We love to put labels on things. Normal. Crazy. Right. Patriotic. You will get assigned many labels throughout your life, and none of them really have any bearing on your existence. But we adhere to them more than we ought to. One such label is one that gets assigned to a whole group depending on when we were born. If you were born between 1945 and 1964 you are a “Baby Boomer” because of the unprecedented birthrate in the US following World War II. People who grew up in America during WWI were often called the “Lost Generation” as the 1920’s were their coming-of-age decade. The “Boomers” started having kids in the late ’60s and through the 1970’s.

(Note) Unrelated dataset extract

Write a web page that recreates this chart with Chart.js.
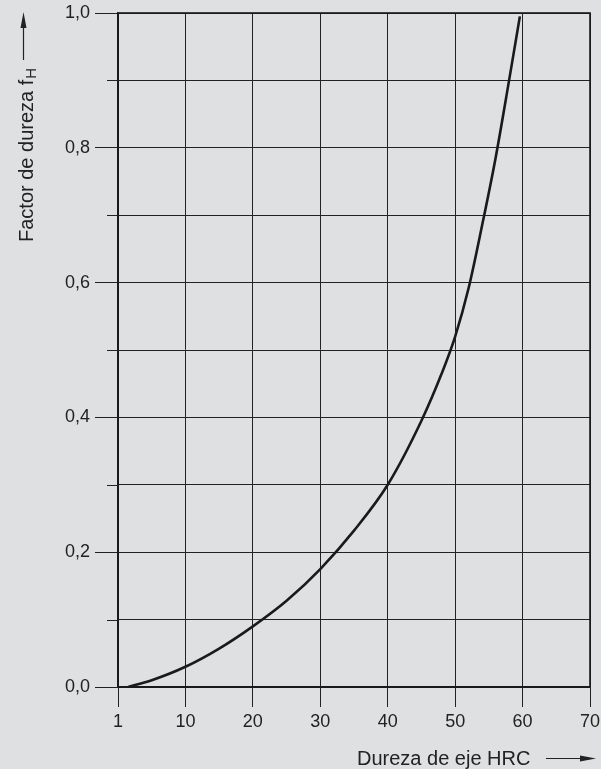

Those children grew up with the moniker “X” emblazoned on our collective identity. We are a generation that lost our place in history. Nothing seems to define us – but we have our moments.
Occasionally you will find someone who was born in 1969 who you know is one of you. You can see it in their eyes. We might have some gray hair. We walk with imperceptible purpose. We have an inferiority complex because our parents owned the world and held onto it tenaciously. They had their heroes and defining moments, their Bob Dylans and Mick Jaggers. We had Beck and David Spade.
“They” labelled us “Generation X”. What’s that supposed to mean? X marks the spot. Out, damned spot! People who have no middle name sometimes get an “X”. It’s a place holder, a mark instead of a signature. It doesn’t say anything about our contributions or our place in the history of this place. The “Millennials” already have a name. The “Greatest Generation” have quite a haughty label; even the people who didn’t achieve greatness got to bear the honor. Fine.
Generation X seems to have been shuffled into the middle of the deck with nothing to distinguish us. Beck notwithstanding, we don’t have a lot that sets us apart. Sure, our generation witnessed the fall of the Berlin Wall and the end of the Cold War and Apartheid. But the work that brought about those changes was begun by our parents and grandparents, not by any of us. Naturally, we will not see the changes we hoped to create, not for a while. So it remains to be seen what accomplishments our generation has made.
I wonder who will be the first Gen. X US president. Will anyone in my generation bother to run? We might be inclined to ask, “what’s in it for me?” President Kennedy asked his generation and the “Boomers” to “ask not what your country can do for you…”
We’ll probably never see anything like the time of our birth. 1968 was an incredibly tumultuous year. So was 2017. So, also, was 2018. So far in 2019 things are looking a little scary, especially for US government employees. But generations before us had trouble. My grandparents lived through the Great Depression. Their generation saw so much change in the world I’m sure it was frightening to them. Their defining moments were the greatest economic crisis this country has ever known, followed by a war so catastrophic they didn’t know what to call until they had labelled the “Great War”, the one that was supposed to end all future wars. The term “World War” was not known before that generation.
Future generations will probably give us a pat on the back (condescending bastards!) and golf-clap our one achievement, once we have published the paper proving its existence.
Meanwhile, Mark Zuckerberg can afford to buy a label for his generation.